In a guest essay in Volts, Michael Eliason highlights five "intriguing and powerful" European urbanism trends that hold useful lessons for the Biden administration. These include:
- Brownfield redevelopment: Cities all over Europe are turning brownfields into dense, livable, eco-friendly neighborhoods that take advantage of existing land and discourage sprawl. "Citizen participation is also a major component of these projects. Unlike in the US, this participation isn’t a wasteful exercise whereby local homeowners get to block new homes and preserve the status quo. Rather, these processes allow residents to have a say in what their new district can look like, where things should be located, and what kinds of open space or car-free areas it will have."
- Diversity in housing options: Unlike the largely single-family zoning found in many U.S. cities, "cities like Berlin, Vienna, and Freiburg have proactive land policies for non-market housing like social housing, cooperatives, and baugruppen. They award sites to projects incorporating sustainability, affordability, or other innovations." Meanwhile, social housing plays a major role in Europe; a quarter of Dutch housing is social housing, and Paris is aiming for 30% social housing by 2030.

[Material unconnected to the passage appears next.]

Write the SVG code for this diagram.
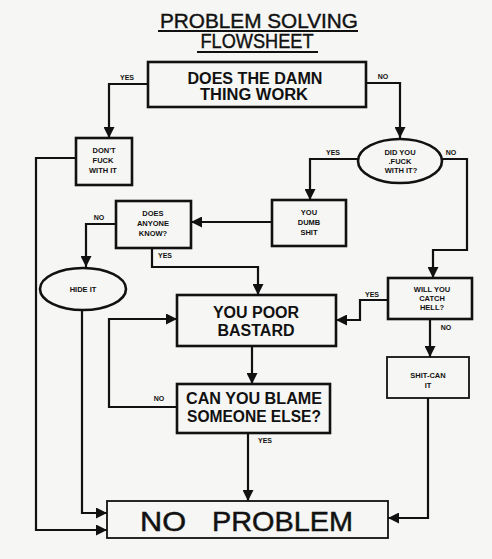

- Rapid transformation: City leaders are working to expedite projects and take "rapid, productive steps" to implement plans that seek to transform cities, improve livability, and reduce environmental impacts. In a reversal of U.S. NIMBYism, some cities are embracing change as a positive constant. "Rotterdam is never finished," goes a slogan in the Dutch city. "Quality of life is always improving."

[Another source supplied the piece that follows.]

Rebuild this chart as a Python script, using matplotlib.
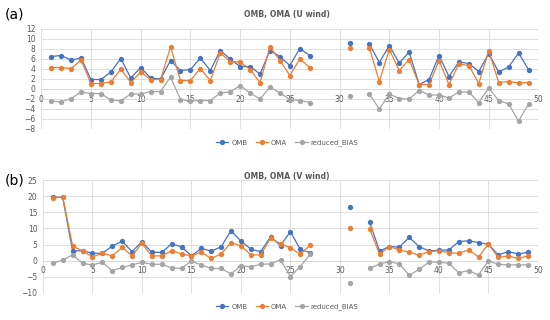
import numpy as np
import matplotlib
matplotlib.use('Agg')
import matplotlib.pyplot as plt

nan = np.nan

# station index 1..49 (28-30 and 32 missing)
idx = list(range(1, 50))

u_omb = [6.5, 6.7, 5.8, 6.2, 1.9, 1.9, 3.4, 6.1, 2.2, 4.3, 2.2, 2.0, 5.7, 3.7, 3.9, 6.2, 3.7, 7.7, 6.0, 4.5,
         4.5, 3.0, 7.7, 6.5, 4.7, 8.1, 6.7, nan, nan, nan, 9.3, nan, 9.0, 5.3, 8.7, 5.2, 7.4, 0.9, 1.9, 6.7,
         2.5, 5.4, 5.1, 3.5, 7.1, 3.4, 4.4, 7.2, 3.9]
u_oma = [4.3, 4.3, 4.1, 5.8, 1.1, 1.1, 1.4, 4.0, 1.3, 3.4, 1.9, 1.9, 8.4, 1.7, 1.7, 4.1, 1.7, 7.2, 5.5, 5.4,
         3.9, 1.3, 8.4, 5.7, 2.7, 6.0, 4.3, nan, nan, nan, 8.2, nan, 8.2, 1.5, 7.9, 3.7, 5.9, 0.9, 0.9, 5.7,
         0.9, 5.0, 4.7, 1.1, 7.7, 1.3, 1.5, 1.2, 1.3]
u_bias = [-2.4, -2.6, -1.9, -0.6, -0.9, -0.9, -2.2, -2.4, -1.0, -1.0, -0.5, -0.5, 2.4, -2.1, -2.4, -2.3, -2.3, -0.8, -0.6, 0.7,
          -0.8, -2.0, 0.4, -0.8, -2.1, -2.3, -2.7, nan, nan, nan, -1.3, nan, -1.0, -4.0, -1.0, -1.9, -2.0, -0.3, -1.2, -1.2,
          -1.8, -0.6, -0.6, -2.7, 0.2, -2.3, -3.0, -6.4, -3.0]

v_omb = [19.8, 19.6, 3.0, 3.1, 2.3, 2.3, 4.5, 6.1, 2.8, 5.9, 2.6, 2.6, 5.2, 4.3, 1.5, 3.8, 3.0, 4.3, 9.3, 6.1,
         3.6, 2.8, 7.4, 4.7, 9.0, 3.5, 2.5, nan, nan, nan, 16.7, nan, 12.0, 3.0, 4.4, 4.2, 7.2, 4.4, 3.0, 3.3,
         3.3, 5.9, 6.2, 5.6, 5.1, 1.8, 2.8, 2.1, 2.6]
v_oma = [19.3, 19.8, 4.6, 3.0, 1.2, 2.3, 1.5, 4.1, 1.5, 5.4, 1.5, 1.5, 3.1, 2.1, 1.5, 2.6, 0.7, 2.1, 5.6, 4.6,
         1.8, 1.8, 7.0, 5.3, 4.0, 2.0, 4.8, nan, nan, nan, 10.0, nan, 9.9, 2.0, 4.4, 3.3, 2.7, 1.7, 2.8, 3.1,
         2.5, 2.3, 3.3, 1.2, 5.1, 1.0, 1.5, 0.7, 1.5]
v_bias = [-0.8, 0.2, 1.8, -0.8, -1.3, -0.5, -3.1, -2.1, -1.3, -0.5, -1.1, -1.1, -2.2, -2.4, -0.1, -1.3, -2.4, -2.4, -4.1, -1.5,
          -1.9, -1.1, -1.0, 0.3, -4.9, -1.8, 2.0, nan, nan, nan, -6.9, nan, -2.4, -1.0, -0.3, -1.0, -4.5, -2.7, -0.4, -0.4,
          -0.8, -3.7, -3.1, -4.4, -0.1, -1.1, -1.3, -1.3, -1.3]

series_names = ['OMB', 'OMA', 'reduced_BIAS']
cores = ['#4472C4', '#ED7D31', '#A5A5A5']
cor_texto = '#595959'
cor_grade = '#D9D9D9'

fig = plt.figure(figsize=(5.5, 3.2), dpi=100)


def painel(rect, dados, yticks, titulo, letra, title_y, letra_y, leg_y):
    ax = fig.add_axes(rect)
    linhas = []
    for vals, nome, cor in zip(dados, series_names, cores):
        l, = ax.plot(idx, vals, color=cor, lw=0.9, marker='o', markersize=3.8,
                     markeredgewidth=0, label=nome, zorder=3)
        linhas.append(l)

    ax.set_xlim(0, 50)
    ax.set_ylim(yticks[0], yticks[-1])
    ax.set_xticks(range(0, 51, 5))
    ax.set_yticks(yticks)
    ax.grid(True, color=cor_grade, lw=0.6, zorder=0)
    ax.set_axisbelow(True)

    for s in ['top', 'right', 'left']:
        ax.spines[s].set_visible(False)
    # eixo x cruza no zero, como no excel
    ax.spines['bottom'].set_position(('data', 0))
    ax.spines['bottom'].set_color(cor_grade)
    ax.spines['bottom'].set_linewidth(0.6)
    ax.tick_params(axis='both', length=0, labelsize=5.5, labelcolor=cor_texto)
    ax.tick_params(axis='x', pad=4)
    ax.tick_params(axis='y', pad=4)

    fig.text(0.522, title_y, titulo, ha='center', va='center', fontsize=5.6,
             fontweight='bold', color=cor_texto)
    fig.text(0.008, letra_y, letra, ha='left', va='center', fontsize=10, color='black')
    fig.legend(handles=linhas, loc='center', bbox_to_anchor=(0.522, leg_y), ncol=3,
               frameon=False, fontsize=5, labelcolor=cor_texto, handlelength=1.8,
               columnspacing=1.2, handletextpad=0.4, borderpad=0.2)
    return ax


painel([0.075, 1 - 129 / 320, 0.904, 100 / 320], [u_omb, u_oma, u_bias],
       list(range(-8, 13, 2)), 'OMB, OMA (U wind)', '(a)',
       1 - 14 / 320, 1 - 14 / 320, 1 - 143 / 320)

painel([0.078, 1 - 293 / 320, 0.9, 113 / 320], [v_omb, v_oma, v_bias],
       list(range(-10, 26, 5)), 'OMB, OMA (V wind)', '(b)',
       1 - 176 / 320, 1 - 180 / 320, 1 - 307 / 320)

plt.savefig('out.png', dpi=100)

- Productive cities: The concept promotes a sort of radical mixed-use that brings production into the heart of the city. Production, Eliason writes, "can include urban agriculture, energy production, food production/processes, recycling centers, or any of the small-scale production processes that constitute industry 4.0." As Eliason asserts, "[p]roductive cities mark a return to the way cities developed centuries ago, but with significantly less pollution and safety hazard."
- Circular economy: The European parliament's Circular Economy Action Plan lays out concrete steps "to reduce waste, empower consumers, change food systems, and make sustainable products the norm."